━━━ Raw data

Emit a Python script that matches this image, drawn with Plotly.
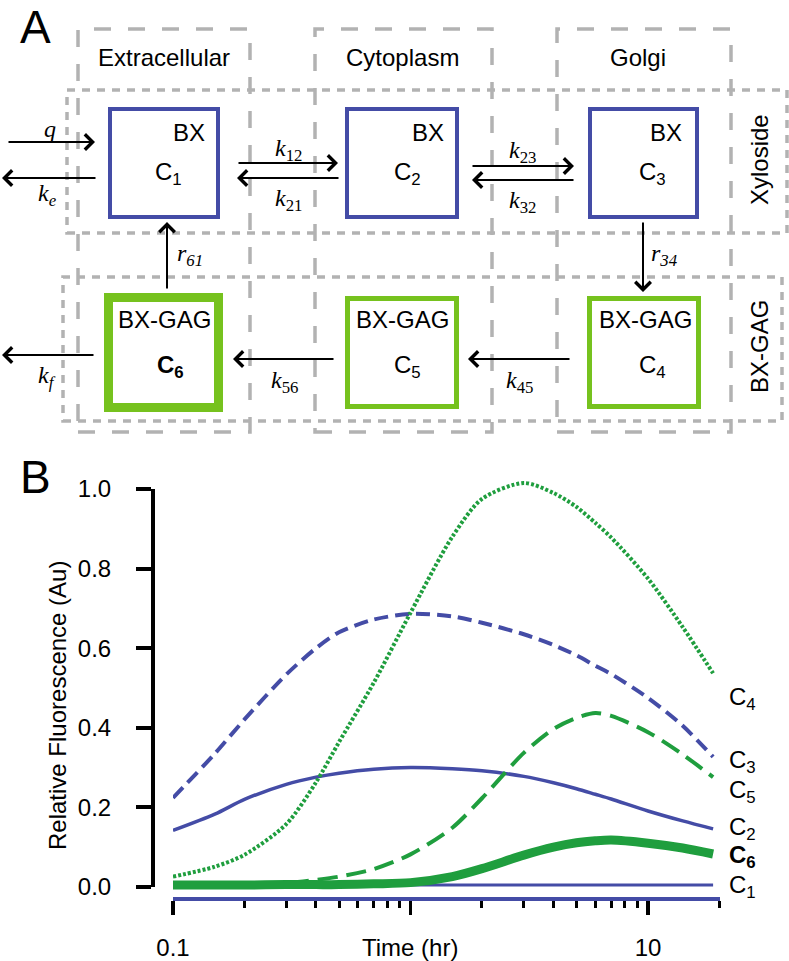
import plotly.graph_objects as go

# ---------------- data (panel B) ----------------
time_hr = [0.1, 0.15, 0.2, 0.3, 0.4, 0.5, 0.7, 1.0, 1.5, 2, 3, 4, 5, 6, 7, 10, 14, 18.8]
C1 = [0.005] * 18
C2 = [0.142, 0.183, 0.220, 0.258, 0.276, 0.286, 0.296, 0.300, 0.297, 0.292, 0.278, 0.262, 0.247, 0.233, 0.221, 0.191, 0.166, 0.146]
C3 = [0.224, 0.335, 0.421, 0.534, 0.600, 0.640, 0.672, 0.686, 0.680, 0.664, 0.635, 0.608, 0.582, 0.556, 0.535, 0.475, 0.405, 0.327]
C4 = [0.026, 0.051, 0.081, 0.158, 0.263, 0.364, 0.513, 0.689, 0.880, 0.975, 1.015, 0.990, 0.955, 0.915, 0.878, 0.775, 0.653, 0.537]
C5 = [0.001, 0.002, 0.004, 0.010, 0.018, 0.026, 0.045, 0.082, 0.149, 0.223, 0.337, 0.397, 0.425, 0.437, 0.430, 0.389, 0.333, 0.276]
C6 = [0.005, 0.005, 0.005, 0.006, 0.006, 0.006, 0.008, 0.011, 0.026, 0.046, 0.080, 0.100, 0.111, 0.116, 0.118, 0.110, 0.098, 0.083]

y_tick_vals = [0.0, 0.2, 0.4, 0.6, 0.8, 1.0]
y_tick_text = ["0.0", "0.2", "0.4", "0.6", "0.8", "1.0"]
x_tick_vals = [0.1, 1, 10]
x_tick_text = ["0.1", "", "10"]
x_minor_vals = [0.2, 0.3, 0.4, 0.5, 0.6, 0.7, 0.8, 0.9, 2, 3, 4, 5, 6, 7, 8, 9, 20]

# ---------------- styling ----------------
W, H = 789, 961
BLUE = "#444CA6"
GREEN_LINE = "#1F9E3E"
GREEN_BOX = "#76C21E"
GRAY = "#B2B2B2"
SANS = "Liberation Sans, Arial, sans-serif"
SERIF = "Liberation Serif, Times New Roman, serif"


def px(x):
    return x / W


def py(y):
    return 1 - y / H


fig = go.Figure()

series = [
    ("C1", C1, dict(color=BLUE, width=3)),
    ("C2", C2, dict(color=BLUE, width=3.5)),
    ("C3", C3, dict(color=BLUE, width=4, dash="14px,7px")),
    ("C4", C4, dict(color=GREEN_LINE, width=4, dash="3px,2px")),
    ("C5", C5, dict(color=GREEN_LINE, width=4, dash="20px,9px")),
    ("C6", C6, dict(color=GREEN_LINE, width=9)),
]
for name, vals, ln in series:
    fig.add_trace(go.Scatter(x=time_hr, y=vals, mode="lines", name=name,
                             line=dict(shape="spline", smoothing=0.8, **ln),
                             hoverinfo="skip", showlegend=False))

# dummy trace for the display y-axis
fig.add_trace(go.Scatter(x=[None], y=[None], xaxis="x", yaxis="y2",
                         showlegend=False, hoverinfo="skip"))

# plot geometry (pixels)
X_LEFT, X_RIGHT = 173, 720
Y_DATA_TOP, Y_DATA_BOT = 477, 897
Y_AX_TOP, Y_AX_BOT = 489, 887
Y_AX_X = 152

fig.update_layout(
    template="none",
    width=W, height=H, autosize=False,
    margin=dict(l=0, r=0, t=0, b=0, pad=0, autoexpand=False),
    paper_bgcolor="white", plot_bgcolor="rgba(0,0,0,0)",
    showlegend=False,
    xaxis=dict(
        type="log", domain=[px(X_LEFT), px(X_RIGHT)],
        range=[-1, 1.3032], anchor="y", automargin=False,
        showgrid=False, zeroline=False,
        showline=True, linecolor=BLUE, linewidth=3.5,
        ticks="outside", ticklen=14, tickwidth=3.5, tickcolor="black",
        tickmode="array", tickvals=x_tick_vals, ticktext=x_tick_text,
        tickfont=dict(family=SANS, size=24, color="black"),
        ticklabelstandoff=13,
        minor=dict(tickmode="array", tickvals=x_minor_vals, ticks="outside",
                   ticklen=7, tickwidth=3, tickcolor="black", showgrid=False),
    ),
    yaxis=dict(
        domain=[py(Y_DATA_BOT), py(Y_DATA_TOP)],
        range=[-10 / 398, 410 / 398], automargin=False,
        showline=False, showgrid=False, zeroline=False,
        showticklabels=False, ticks="",
    ),
    yaxis2=dict(
        domain=[py(Y_AX_BOT), py(Y_AX_TOP)],
        range=[0, 1], anchor="free", position=px(Y_AX_X), automargin=False,
        showline=True, linecolor="black", linewidth=3.5,
        showgrid=False, zeroline=False,
        ticks="outside", ticklen=15, tickwidth=4, tickcolor="black",
        tickmode="array", tickvals=y_tick_vals, ticktext=y_tick_text,
        tickfont=dict(family=SANS, size=24, color="black"),
        ticklabelstandoff=20,
    ),
)

shapes = []
# dashed compartment columns
for x0, x1 in [(78, 250), (315, 492), (557, 731)]:
    shapes.append(dict(type="rect", xref="paper", yref="paper",
                       x0=px(x0), x1=px(x1), y0=py(432), y1=py(29),
                       line=dict(color=GRAY, width=3.5, dash="17px,17px"),
                       fillcolor="rgba(0,0,0,0)", layer="below"))
# dashed rows
for x0, x1, y0, y1 in [(67, 787, 90, 233), (63, 782, 277, 421)]:
    shapes.append(dict(type="rect", xref="paper", yref="paper",
                       x0=px(x0), x1=px(x1), y0=py(y1), y1=py(y0),
                       line=dict(color=GRAY, width=3.5, dash="8px,7px"),
                       fillcolor="rgba(0,0,0,0)", layer="below"))
# compartment boxes
boxes = [
    (110, 218, 109, 217, BLUE, 4),
    (347, 457, 109, 217, BLUE, 4),
    (590, 697, 109, 217, BLUE, 4),
    (108.5, 218.5, 297.5, 407.5, GREEN_BOX, 9),
    (347.5, 456.5, 298.5, 406.5, GREEN_BOX, 5),
    (589.5, 698.5, 298.5, 406.5, GREEN_BOX, 5),
]
for x0, x1, y0, y1, c, w in boxes:
    shapes.append(dict(type="rect", xref="paper", yref="paper",
                       x0=px(x0), x1=px(x1), y0=py(y1), y1=py(y0),
                       line=dict(color=c, width=w), fillcolor="white"))
fig.update_layout(shapes=shapes)

ann = []


def text(x, y, s, size=24, family=SANS, angle=0, xanchor="center"):
    ann.append(dict(x=px(x), y=py(y), xref="paper", yref="paper", text=s,
                    showarrow=False, textangle=angle, xanchor=xanchor,
                    yanchor="middle",
                    font=dict(family=family, size=size, color="black")))


# panel letters
text(35, 27, "A", size=46)
text(35, 477, "B", size=46)
# column / row headings
text(164, 58, "Extracellular")
text(403, 58, "Cytoplasm")
text(638, 58, "Golgi")
text(760, 160, "Xyloside", angle=-90)
text(760, 347, "BX-GAG", angle=-90)
# box contents
for bx, cx, lab in [(189, 168, "C<sub>1</sub>"), (428, 407, "C<sub>2</sub>"), (666, 652, "C<sub>3</sub>")]:
    text(bx, 133, "BX")
    text(cx, 173, lab)
for gx, cx, lab in [(164, 170, "<b>C<sub>6</sub></b>"), (402, 407, "C<sub>5</sub>"), (645, 652, "C<sub>4</sub>")]:
    text(gx, 320, "BX-GAG")
    text(cx, 366, lab)

# arrows: (tail x, tail y, head x, head y)
arrows = [
    (7, 142, 95, 142), (97, 178, 2, 178),
    (237, 163, 338, 163), (340, 178, 237, 178),
    (471, 166, 574, 166), (575, 180, 472, 180),
    (167, 290, 167, 222), (643, 221, 643, 292),
    (335, 359, 233, 359), (571, 359, 468, 359),
    (95, 355, 2, 355),
]
for tx, ty, hx, hy in arrows:
    ann.append(dict(x=px(hx), y=py(hy), xref="paper", yref="paper",
                    axref="pixel", ayref="pixel", ax=tx - hx, ay=ty - hy,
                    text="", showarrow=True, arrowhead=4, arrowsize=1.5,
                    arrowwidth=2, arrowcolor="black", standoff=0, startstandoff=0))

# rate labels
for x, y, s in [
    (50, 129, "<i>q</i>"), (47, 195, "<i>k<sub>e</sub></i>"),
    (288, 150, "<i>k</i><sub>12</sub>"), (288, 200, "<i>k</i><sub>21</sub>"),
    (522, 152, "<i>k</i><sub>23</sub>"), (522, 202, "<i>k</i><sub>32</sub>"),
    (190, 255, "<i>r<sub>61</sub></i>"), (664, 255, "<i>r<sub>34</sub></i>"),
    (284, 382, "<i>k</i><sub>56</sub>"), (519, 382, "<i>k</i><sub>45</sub>"),
    (47, 377, "<i>k<sub>f</sub></i>"),
]:
    text(x, y, s, family=SERIF)

# chart texts
text(57, 706, "Relative Fluorescence (Au)", angle=-90)
text(410, 947, "Time (hr)")
for y, s in [(698, "C<sub>4</sub>"), (761, "C<sub>3</sub>"), (791, "C<sub>5</sub>"),
             (828, "C<sub>2</sub>"), (856, "<b>C<sub>6</sub></b>"), (886, "C<sub>1</sub>")]:
    text(727, y, s, xanchor="left")

fig.update_layout(annotations=ann)
fig.write_html("out.html",
               config={"displayModeBar": False, "staticPlot": True},
               post_script="document.body.style.margin='0';document.body.style.overflow='hidden';")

━━━━━━

● **Exercise goal**: From the top of the listing above, repeat each line exactly until you reach the line containing "import plotly.graph_objects as go", and repeat that one too. Leave the pictures out.

● **Answer for this exercise**:
Emit a Python script that matches this image, drawn with Plotly.
import plotly.graph_objects as go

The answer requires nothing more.